*** DATA BLOCK

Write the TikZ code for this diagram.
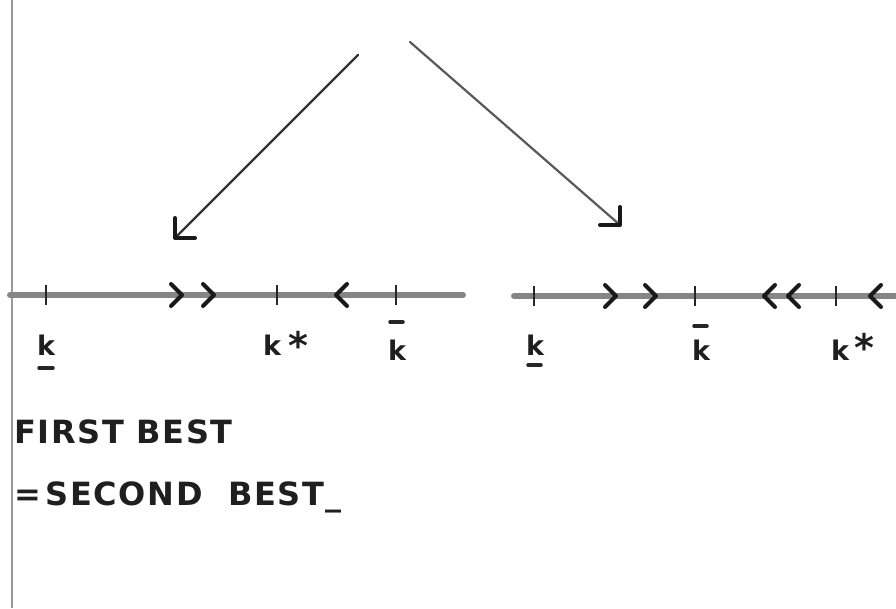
\documentclass[tikz,border=0pt]{standalone}
\usepackage{fontspec}
\setmainfont{DejaVu Sans}
\begin{document}
\begin{tikzpicture}[x=1pt,y=-1pt,
  axisline/.style={line width=6pt,draw=black!48,line cap=round},
  tickmark/.style={line width=2.2pt,draw=black!85},
  chevR/.style={line width=4pt,draw=black!90,line cap=round,line join=round},
  slant/.style={line width=2.2pt,draw=black!80,line cap=round},
  barb/.style={line width=4pt,draw=black!90,line cap=round,line join=round},
  lbl/.style={font=\fontsize{27}{30}\selectfont\bfseries,text=black!88,inner sep=0pt},
  star/.style={font=\fontsize{38}{40}\selectfont\bfseries,text=black!88,inner sep=0pt},
  bigtext/.style={font=\fontsize{32}{35}\selectfont\bfseries\addfontfeatures{LetterSpace=5},text=black!88,inner sep=0pt,anchor=west},
  barline/.style={line width=3.5pt,draw=black!85,line cap=round}]
\useasboundingbox (0,0) rectangle (896,608);
\fill[white] (0,0) rectangle (896,608);
% page edge
\draw[black!40,line width=1.5pt] (12,0) -- (12,608);
% top arrows
\coordinate (lstart) at (358,55);
\coordinate (lend) at (175,238);
\coordinate (rstart) at (410,42);
\coordinate (rend) at (620,225);
\draw[slant] (lstart) -- (lend);
\draw[barb] ([yshift=20pt]lend) -- (lend) -- ([xshift=20pt]lend);
\draw[slant,draw=black!65] (rstart) -- (rend);
\draw[barb] ([yshift=18pt]rend) -- (rend) -- ([xshift=-20pt]rend);
% left axis
\coordinate (la) at (10,295);
\coordinate (lb) at (463,295);
\draw[axisline] (la) -- (lb);
\foreach \x in {46,277,396} \draw[tickmark] (\x,285) -- (\x,305);
\foreach \x in {180,212} \draw[chevR] (\x-9,284) -- (\x+2,295) -- (\x-9,306);
\foreach \x in {338} \draw[chevR] (\x+9,284) -- (\x-2,295) -- (\x+9,306);
% right axis
\coordinate (ra) at (514,296);
\coordinate (rb) at (900,296);
\draw[axisline] (ra) -- (rb);
\foreach \x in {534,695,836} \draw[tickmark] (\x,286) -- (\x,306);
\foreach \x in {614,654} \draw[chevR] (\x-9,285) -- (\x+2,296) -- (\x-9,307);
\foreach \x in {766,790,872} \draw[chevR] (\x+9,285) -- (\x-2,296) -- (\x+9,307);
% labels left
\node[lbl] (k1) at (46,345) {k};
\draw[barline] (39,368) -- (53,368);
\node[lbl] (k2) at (272,345) {k};
\node[star] (s2) at (298,345) {*};
\node[lbl] (k3) at (397,350) {k};
\draw[barline] (390,322) -- (403,322);
% labels right
\node[lbl] (k4) at (535,345) {k};
\draw[barline] (528,365) -- (541,365);
\node[lbl] (k5) at (701,350) {k};
\draw[barline] (694,326) -- (707,326);
\node[lbl] (k6) at (840,350) {k};
\node[star] (s6) at (864,347) {*};
% text
\node[bigtext] (t1) at (14,432) {FIRST BEST};
\node[bigtext] (t2) at (14,497) {=\hspace{0.15em}SECOND\hspace{0.8em}BEST\_};
\end{tikzpicture}
\end{document}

******

TASK OBJECTIVE — Leave the pictures out, and print every line of the listing exactly as written.

EXERCISE SOLUTION —
Write the TikZ code for this diagram.
\documentclass[tikz,border=0pt]{standalone}
\usepackage{fontspec}
\setmainfont{DejaVu Sans}
\begin{document}
\begin{tikzpicture}[x=1pt,y=-1pt,
  axisline/.style={line width=6pt,draw=black!48,line cap=round},
  tickmark/.style={line width=2.2pt,draw=black!85},
  chevR/.style={line width=4pt,draw=black!90,line cap=round,line join=round},
  slant/.style={line width=2.2pt,draw=black!80,line cap=round},
  barb/.style={line width=4pt,draw=black!90,line cap=round,line join=round},
  lbl/.style={font=\fontsize{27}{30}\selectfont\bfseries,text=black!88,inner sep=0pt},
  star/.style={font=\fontsize{38}{40}\selectfont\bfseries,text=black!88,inner sep=0pt},
  bigtext/.style={font=\fontsize{32}{35}\selectfont\bfseries\addfontfeatures{LetterSpace=5},text=black!88,inner sep=0pt,anchor=west},
  barline/.style={line width=3.5pt,draw=black!85,line cap=round}]
\useasboundingbox (0,0) rectangle (896,608);
\fill[white] (0,0) rectangle (896,608);
% page edge
\draw[black!40,line width=1.5pt] (12,0) -- (12,608);
% top arrows
\coordinate (lstart) at (358,55);
\coordinate (lend) at (175,238);
\coordinate (rstart) at (410,42);
\coordinate (rend) at (620,225);
\draw[slant] (lstart) -- (lend);
\draw[barb] ([yshift=20pt]lend) -- (lend) -- ([xshift=20pt]lend);
\draw[slant,draw=black!65] (rstart) -- (rend);
\draw[barb] ([yshift=18pt]rend) -- (rend) -- ([xshift=-20pt]rend);
% left axis
\coordinate (la) at (10,295);
\coordinate (lb) at (463,295);
\draw[axisline] (la) -- (lb);
\foreach \x in {46,277,396} \draw[tickmark] (\x,285) -- (\x,305);
\foreach \x in {180,212} \draw[chevR] (\x-9,284) -- (\x+2,295) -- (\x-9,306);
\foreach \x in {338} \draw[chevR] (\x+9,284) -- (\x-2,295) -- (\x+9,306);
% right axis
\coordinate (ra) at (514,296);
\coordinate (rb) at (900,296);
\draw[axisline] (ra) -- (rb);
\foreach \x in {534,695,836} \draw[tickmark] (\x,286) -- (\x,306);
\foreach \x in {614,654} \draw[chevR] (\x-9,285) -- (\x+2,296) -- (\x-9,307);
\foreach \x in {766,790,872} \draw[chevR] (\x+9,285) -- (\x-2,296) -- (\x+9,307);
% labels left
\node[lbl] (k1) at (46,345) {k};
\draw[barline] (39,368) -- (53,368);
\node[lbl] (k2) at (272,345) {k};
\node[star] (s2) at (298,345) {*};
\node[lbl] (k3) at (397,350) {k};
\draw[barline] (390,322) -- (403,322);
% labels right
\node[lbl] (k4) at (535,345) {k};
\draw[barline] (528,365) -- (541,365);
\node[lbl] (k5) at (701,350) {k};
\draw[barline] (694,326) -- (707,326);
\node[lbl] (k6) at (840,350) {k};
\node[star] (s6) at (864,347) {*};
% text
\node[bigtext] (t1) at (14,432) {FIRST BEST};
\node[bigtext] (t2) at (14,497) {=\hspace{0.15em}SECOND\hspace{0.8em}BEST\_};
\end{tikzpicture}
\end{document}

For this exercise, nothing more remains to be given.